On the less positive side, there were few new entries in the showing of ethnically diverse nominees. Many of these diverse writers have been previously nominated, and some repeatedly, which means the SFWA readership doesn’t check outside the recommended reading list very much. The group of black nominees did welcome Ekpeki Oghenechovwe Donald as a new member of the elite club. I wrote a blog a while back asking whether LGBTQ was erasing straight women, so looking at that, all the LGBTQ entries were female, meaning that only 18% of the women authors were cisgender, and the high number of LGBTQ authors came mainly at their expense.

Looking at characters: Four of the novels, three of the novellas, 4 of the novelettes and one of the short stories had prominent LGBTQ characters. Three more of the nominees had non-binary or ungendered characters. This totals out to 15/24 or 63%, and most of these works included trans characters, which suggests a preference for gender diversity among the Nebula voters. This number wasn’t as high as I expected, as sometimes the LGBTQ characters, especially trans characters, seem inserted as an afterthought, presumably because publishers think it will increase the marketability for the work.

Looking at publishers: Tor.com published 5 of the nominees (21%) and Uncanny published 4 (17%). The print magazines scored a couple of entries this year, with one each for Asimov’s and F&SF. Interestingly, although most of the novels were published by well-established publishers, the novellas, novelettes and short stories had more diverse origins, including small independent publishers and magazines. Most of the short stories were fairly long and well-developed, but Daily SF scored a nomination with one of their flash fiction pieces.

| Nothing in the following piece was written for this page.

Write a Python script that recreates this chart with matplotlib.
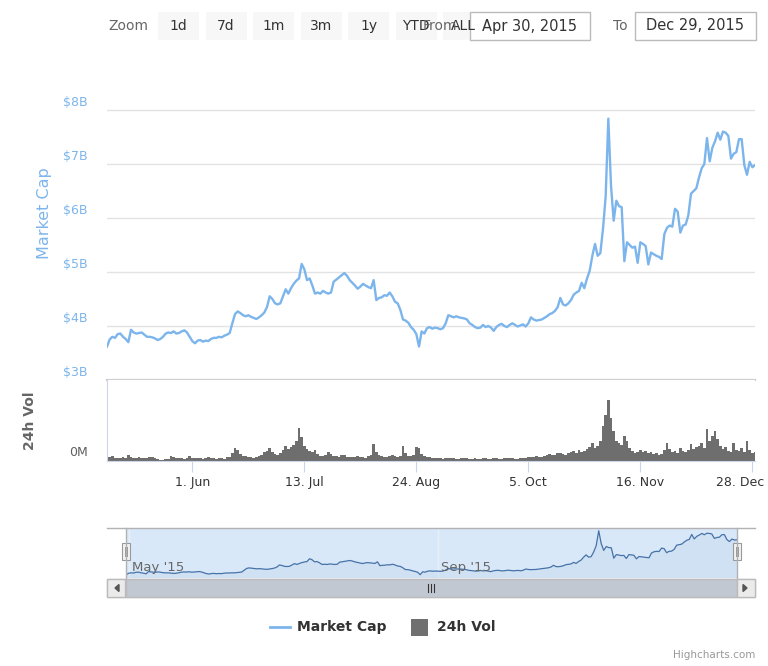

The topics leaned heavily to message fiction again this year. Four works had racial topics, five had gender topics and four had other prominent social or political messages. This works out to 13/24 or 54%. In general, these were edgier than last year, as some appeared to call for violence or illegal activities, justified because of the rightness of the cause. Besides these themes, works dealt with lying, promiscuous sex, searching for compatible unions or places, and ambition. Most nominees would be classified as fantasy, with seven entries in the list (29%) having some degree of possible SF content. Wells’ Network Effect is the only one I see that would be considered fairly hard SF. Roanhorse stands out for her classic good versus evil fantasy plot, and Sanford for another classic, a variation on man against the elements.